Own Your Language: A Short Story

The ultimate privacy is not a secret diary, but a language no one else can speak.

Retirement for Reg was meant for quiet solitude, not fame. After decades decoding addresses at the Royal Mail, he found not rest, but a philosophical challenge. Reading about Ludwig Wittgenstein’s “private language argument”—the theory that no language can be truly private to one person—Reg took it as a personal dare. He would prove the philosopher wrong.

His project was Vlungpo, a language designed to be understood by absolutely no one but himself. To ensure its privacy, Reg engineered the language to be exceptionally unattractive. Vlungpo stripped away all familiar linguistic comforts. There were no prefixes or suffixes to suggest meaning, no plural endings, and verbs were spoken backward. It required guttural clicks and Tuvan throat-singing noises. Most rigorously, the meaning of words shifted based on the time of year and the room one stood in. For six years, Reg whispered these complex, discordant sounds in the privacy of his home, successfully refuting Wittgenstein in his own mind.

Then came the accident. A slip on black ice resulted in a severe head injury. When Reg woke in the hospital, the medical staff found him fluent in an unknown tongue, but incapable of English. The “gibberish” baffled world-language experts; Vlungpo was too perfect, too private to be recognized.

Reg’s life changed completely.

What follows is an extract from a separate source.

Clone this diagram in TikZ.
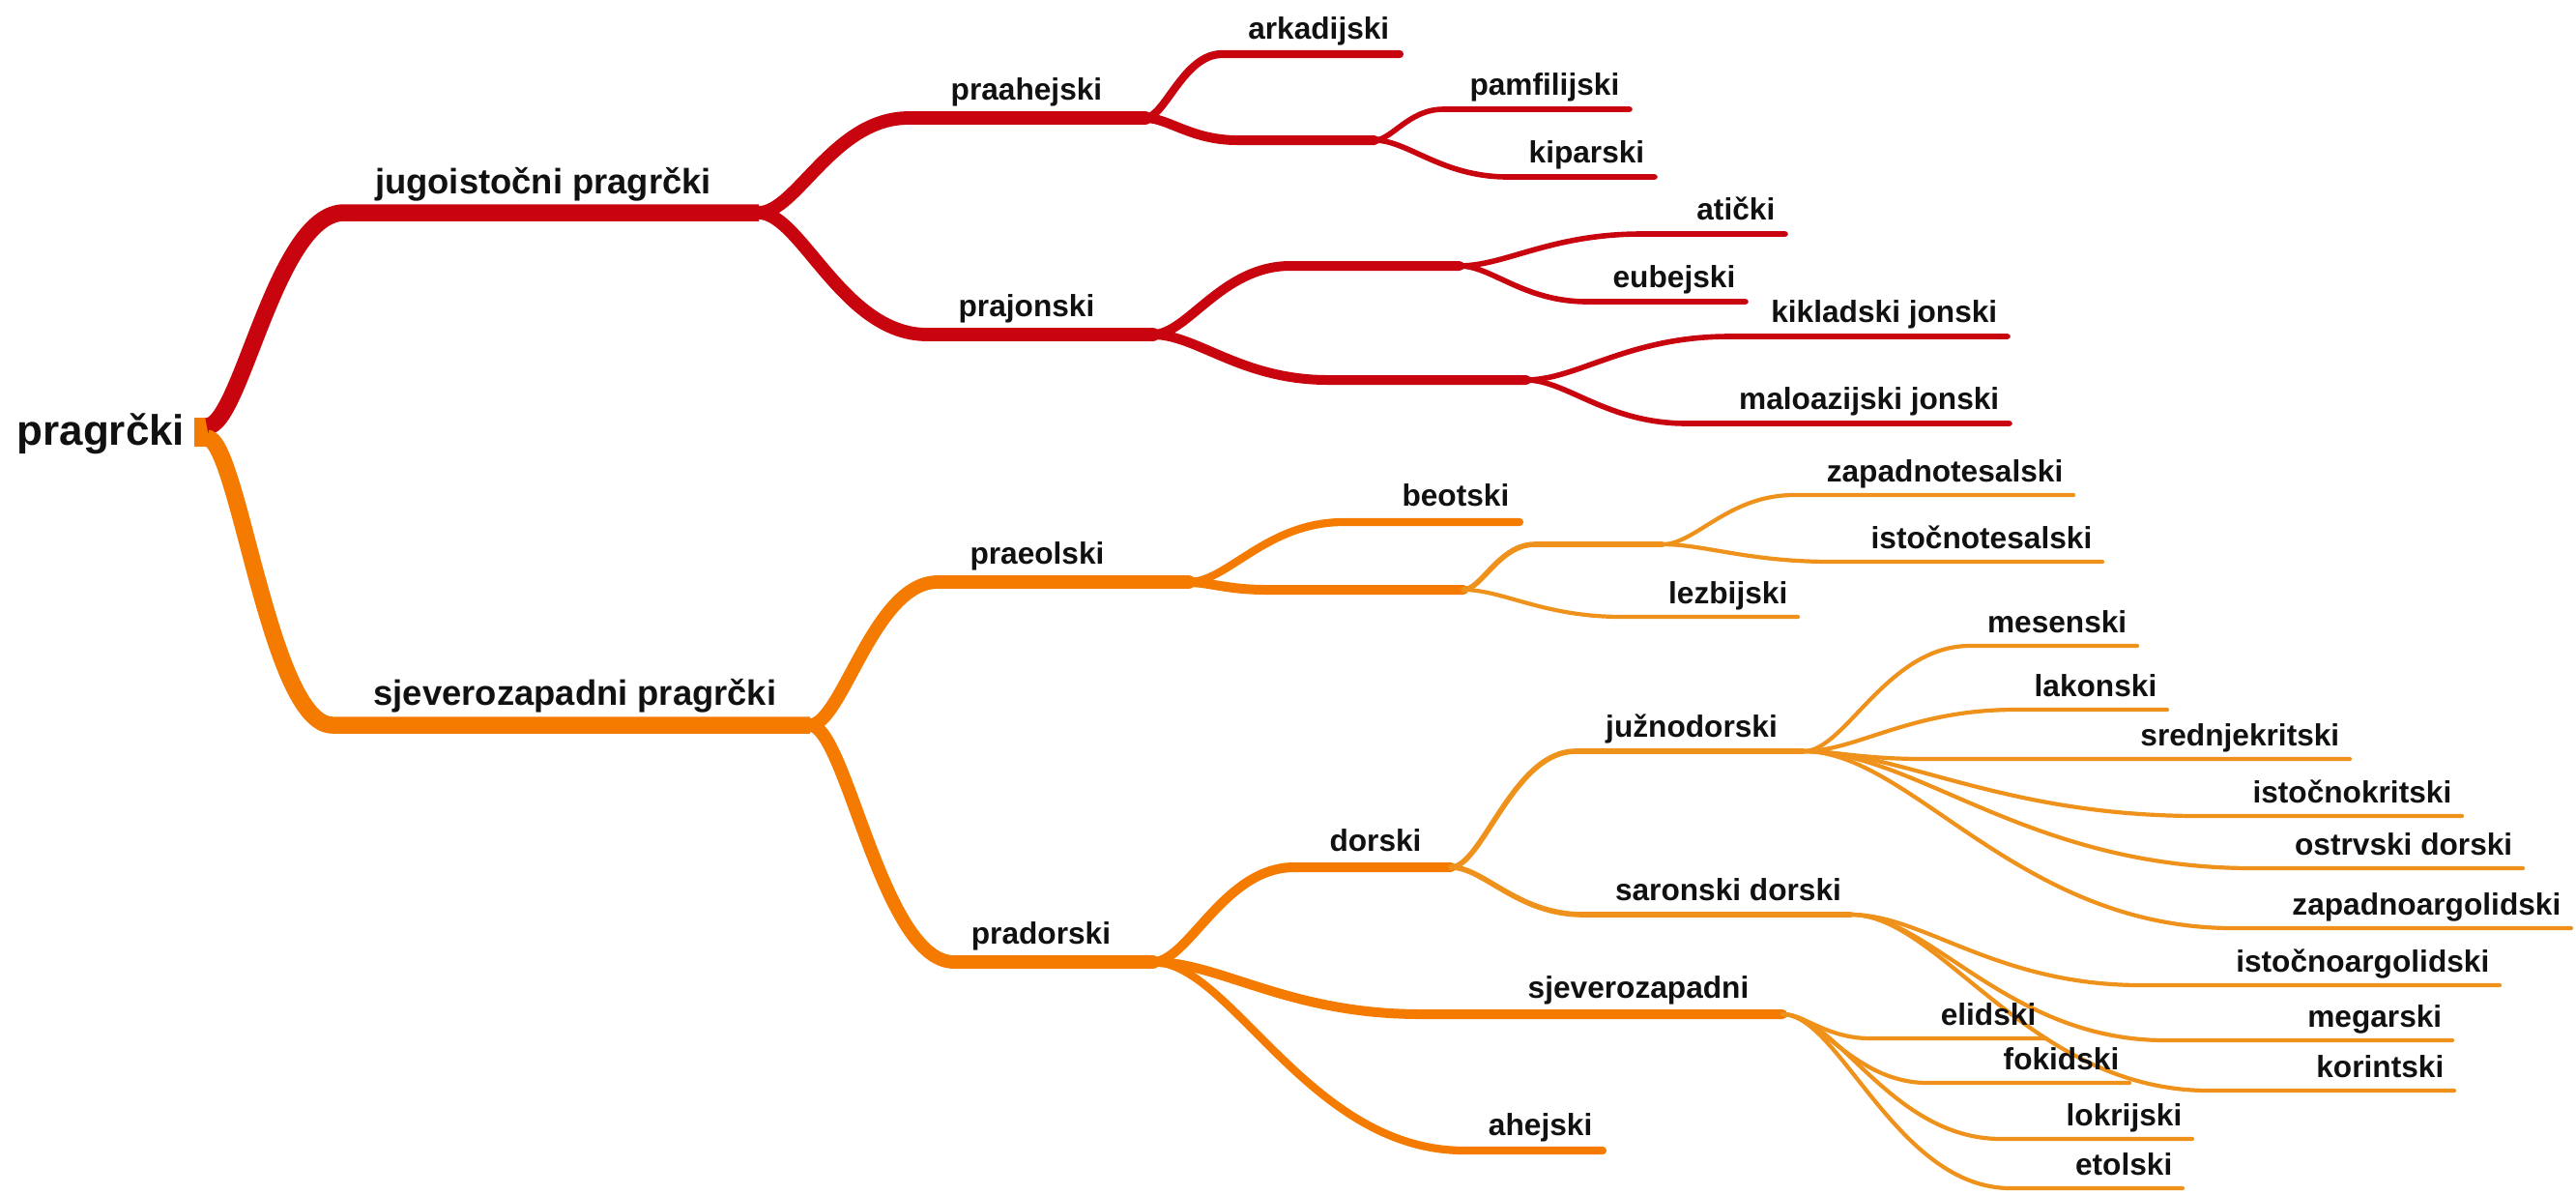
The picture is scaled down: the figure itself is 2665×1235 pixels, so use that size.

He moved in with his sister, Lilian, unable to communicate beyond gestures or the words he invented to describe his world. He was trapped in the isolation he had inadvertently perfected. Yet, he held a secret comfort: he had created a language that was truly his alone.

The tragedy—and the twist—arrived three months later, on Christmas Day. Lilian, fighting to connect with her brother, revealed she had spent six months secretly studying the files on Reg’s computer. She had learned Vlungpo. Standing in her living room, she greeted him perfectly: “Sklritv zquwuz!”

Reg did not smile in triumph. He looked at her in horror and whispered one word in his own language: “Ygytvo”—”Failed.”

In his quest to prove a philosophical theory, Reg created a solitude so profound that even its escape felt like a violation. The story leaves us with a chilling reflection on the human paradox: we crave the safety of our private worlds, yet we wither if no one ever finds a way to reach us within them. Sometimes, the greatest gift is not to be understood, but to be left alone.